Qu’en est-il des répercussions de la mesure législative sur les personnes qui seront chargées de l’appliquer? De plus en plus de chefs de police partout au Canada ont déclaré qu’ils ne sont pas prêts. Ils ont déclaré que la formation nécessaire n’a pas encore été donnée. Ils n’ont pas à leur disposition le matériel nécessaire pour repérer les conducteurs aux facultés affaiblies par la drogue. Ils ne disposent pas non plus des fonds nécessaires pour la formation ou l’achat du matériel.

Qu’en est-il des tribunaux? On nous dit qu’un autre avantage de cette mesure législative, c’est que les tribunaux ne seront plus engorgés par des personnes qui sont aux prises avec des accusations liées à la marijuana. Comme l’a souligné ma collègue, la sénatrice Batters, en fait, cette mesure législative créera encore plus d’arriérés pour les tribunaux en raison des accusations de conduite avec facultés affaiblies.

Lorsque la sénatrice Batters a demandé à la ministre de la Justice, Mme Wilson-Raybould, pourquoi le gouvernement avait opté pour la légalisation, au lieu de la décriminalisation, comme manière de résorber l’arriéré, la ministre n’a pas répondu.

Les questions sont nombreuses, mais les réponses sont rares. En fin de compte, les objectifs du projet de loi sont ambitieux, mais nous serons loin de pouvoir les atteindre. Le projet de loi n’est pas prêt, chers collègues, et les Canadiens n’y sont pas vraiment favorables, du moins pas dans sa forme actuelle.

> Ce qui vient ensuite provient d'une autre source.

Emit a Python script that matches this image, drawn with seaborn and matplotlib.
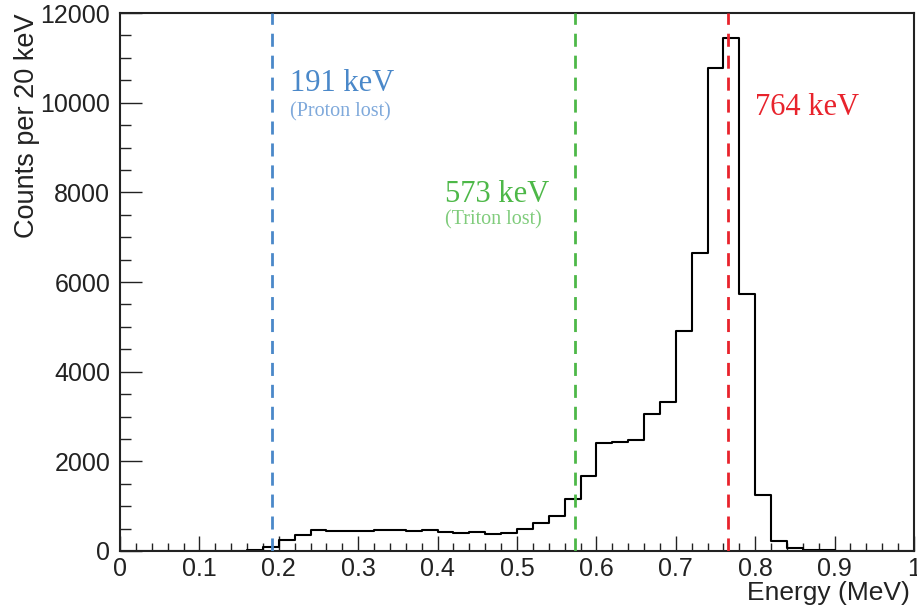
import numpy as np
import pandas as pd
import matplotlib
matplotlib.use("Agg")
import matplotlib.pyplot as plt
import seaborn as sns
from matplotlib.ticker import MultipleLocator, FixedLocator

# ---- data ----
bin_width = 0.02  # MeV (20 keV)
bin_low = np.round(np.arange(0.0, 1.0, bin_width), 2)
counts = [5, 5, 5, 5, 5, 5, 10, 10, 20, 100,
          250, 360, 470, 435, 455, 435, 470, 470, 450, 470,
          420, 395, 415, 375, 400, 490, 620, 790, 1160, 1670,
          2420, 2440, 2480, 3060, 3330, 4900, 6640, 10780, 11440, 5730,
          1245, 225, 60, 25, 15, 10, 5, 5, 3, 3]
line_energies = [0.191, 0.573, 0.766]
line_labels = ["191 keV", "573 keV", "764 keV"]
line_sublabels = ["(Proton lost)", "(Triton lost)", ""]
line_colors = ["#4a88c9", "#4db848", "#e8232c"]
sub_colors = ["#7fa9db", "#80cc7c", "#e8232c"]
x_ticks = [0, 0.1, 0.2, 0.3, 0.4, 0.5, 0.6, 0.7, 0.8, 0.9, 1]
x_ticklabels = ["0", "0.1", "0.2", "0.3", "0.4", "0.5", "0.6", "0.7", "0.8", "0.9", "1"]
y_ticks = [0, 2000, 4000, 6000, 8000, 10000, 12000]

df = pd.DataFrame({"energy": bin_low + bin_width / 2, "counts": counts})

sns.set_style("ticks")
plt.rcParams["font.family"] = ["Liberation Sans", "DejaVu Sans"]

fig = plt.figure(figsize=(9.17, 6.11), dpi=100)
ax = fig.add_axes([0.1309, 0.0982, 0.8658, 0.8805])

sns.histplot(data=df, x="energy", weights="counts", binwidth=bin_width,
             binrange=(0.0, 1.0), element="step", fill=False, color="black",
             linewidth=1.5, ax=ax)

for e, c in zip(line_energies, line_colors):
    ax.axvline(e, color=c, linewidth=2.0, dashes=(4.7, 3.2), zorder=3)

ax.set_xlim(0, 1)
ax.set_ylim(0, 12000)

# annotations (positions in data coords)
serif = ["Liberation Serif", "DejaVu Serif"]
ax.text(0.214, 10260, line_labels[0], color=line_colors[0], fontsize=22,
        family=serif, ha="left", va="baseline")
ax.text(0.214, 9700, line_sublabels[0], color=sub_colors[0], fontsize=14.5,
        family=serif, ha="left", va="baseline")
ax.text(0.409, 7780, line_labels[1], color=line_colors[1], fontsize=22,
        family=serif, ha="left", va="baseline")
ax.text(0.409, 7290, line_sublabels[1], color=sub_colors[1], fontsize=14.5,
        family=serif, ha="left", va="baseline")
ax.text(0.800, 9730, line_labels[2], color=line_colors[2], fontsize=22,
        family=serif, ha="left", va="baseline")

# ticks
ax.xaxis.set_major_locator(FixedLocator(x_ticks))
ax.set_xticklabels(x_ticklabels)
ax.xaxis.set_minor_locator(MultipleLocator(0.02))
ax.yaxis.set_major_locator(FixedLocator(y_ticks))
ax.yaxis.set_minor_locator(MultipleLocator(500))
ax.tick_params(axis="x", which="major", direction="in", length=11, width=1.0,
               labelsize=18, pad=4, colors="#222222", top=False)
ax.tick_params(axis="x", which="minor", direction="in", length=6, width=1.0,
               top=False, colors="#222222")
ax.tick_params(axis="y", which="major", direction="in", length=16, width=1.0,
               labelsize=18, pad=7, colors="#222222", right=False)
ax.tick_params(axis="y", which="minor", direction="in", length=8, width=1.0,
               right=False, colors="#222222")

for s in ax.spines.values():
    s.set_linewidth(1.5)
    s.set_color("#222222")
    s.set_visible(True)

ax.set_xlabel("Energy (MeV)", fontsize=19, loc="right", labelpad=0, color="#222222")
ax.xaxis.get_label().set_x(0.995)
ax.set_ylabel("Counts per 20 keV", fontsize=19.5, loc="top", labelpad=0.5, color="#222222")

fig.savefig("out.png", dpi=100)
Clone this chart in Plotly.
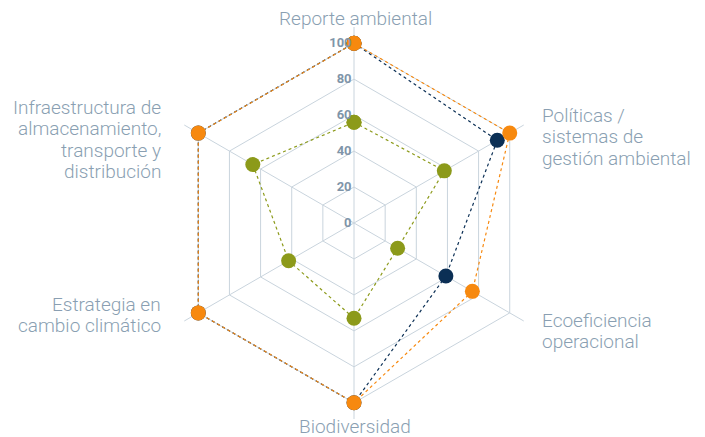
import plotly.graph_objects as go

# axes, clockwise from the top
categories = [
    "Reporte ambiental",
    "Políticas /<br>sistemas de<br>gestión ambiental",
    "Ecoeficiencia<br>operacional",
    "Biodiversidad",
    "Estrategia en<br>cambio climático",
    "Infraestructura de<br>almacenamiento,<br>transporte y<br>distribución",
]

navy_values = [100, 92, 59, 100, 100, 100]
orange_values = [100, 100, 76, 100, 100, 100]
olive_values = [56, 58, 28, 53, 42, 65]

radial_ticks = [0, 20, 40, 60, 80, 100]

NAVY = "#0b2f55"
ORANGE = "#f7890f"
OLIVE = "#8c9a1a"
GRID = "#c9d4dd"
TEXT = "#8a9fb2"
TICK_TEXT = "#7f95a9"

W, H = 705, 437
# the page body adds an 8px margin, so everything is placed 8px up/left
OFFSET = 8

# where each category label sits: first line centre (px in the window) and anchor
label_spots = [
    (355, 18, "center"),
    (540, 115, "left"),
    (540, 320, "left"),
    (355, 426, "center"),
    (163, 304, "right"),
    (163, 107, "right"),
]
LINE_GAP = 21.5


def closed(values):
    return values + values[:1]


fig = go.Figure()

for values, color in [(navy_values, NAVY), (orange_values, ORANGE), (olive_values, OLIVE)]:
    fig.add_trace(go.Scatterpolar(
        r=closed(values),
        theta=closed(categories),
        mode="lines+markers",
        line=dict(color=color, width=1.2, dash="dot"),
        marker=dict(color=color, size=15),
        showlegend=False,
        hoverinfo="skip",
    ))

# category labels written line by line so the line spacing can follow the original
for label, (px, py, anchor) in zip(categories, label_spots):
    for i, line in enumerate(label.split("<br>")):
        fig.add_annotation(
            x=(px - OFFSET) / W,
            y=1 - (py - OFFSET + i * LINE_GAP) / H,
            xref="paper",
            yref="paper",
            text=line,
            showarrow=False,
            xanchor=anchor,
            yanchor="middle",
            font=dict(family="Roboto", size=19, color=TEXT, weight=300),
        )

fig.update_layout(
    width=W,
    height=H,
    margin=dict(l=0, r=0, t=0, b=0),
    paper_bgcolor="white",
    plot_bgcolor="white",
    font=dict(family="Roboto", color=TEXT),
    polar=dict(
        domain=dict(x=[0, 0.9816], y=[0.0595, 0.9565]),
        bgcolor="white",
        gridshape="linear",
        radialaxis=dict(
            range=[0, 109],
            tickvals=radial_ticks,
            angle=90,
            tickangle=90,
            # invisible padding pushes the numbers a little off the spoke
            ticksuffix="<span style='color:rgba(0,0,0,0)'>0</span>",
            side="counterclockwise",
            showline=False,
            ticks="",
            gridcolor=GRID,
            gridwidth=1,
            tickfont=dict(family="Roboto", size=13, color=TICK_TEXT, weight="bold"),
        ),
        angularaxis=dict(
            direction="clockwise",
            rotation=90,
            showline=False,
            showticklabels=False,
            ticks="",
            gridcolor=GRID,
            gridwidth=1,
        ),
    ),
)

fig.write_html("out.html")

Nous sommes très loin du compte.

J’ai commencé mon discours d’aujourd’hui en m’interrogeant sur le comment. Je le termine en parlant du pourquoi. Pourquoi faut-il se dépêcher à adopter ce projet de loi? Est-ce pour remplir une promesse électorale d’un gouvernement qui a pourtant déjà renoncé à beaucoup de promesses? S’agit-il de trouver de l’argent pour réaliser les promesses à venir d’un gouvernement qui dépense sans compter l’argent des contribuables? Est-on en train de nous imposer un projet de loi pour payer les dépenses hors de contrôle du gouvernement sur le dos de nos enfants et de nos petits-enfants?

Nous entendons beaucoup parler du bien-être de nos enfants, qui serait en péril si ce projet de loi n’était pas adopté. Pour ma part, je crains plutôt que le bien-être de nos enfants ne soit menacé si le projet de loi est adopté.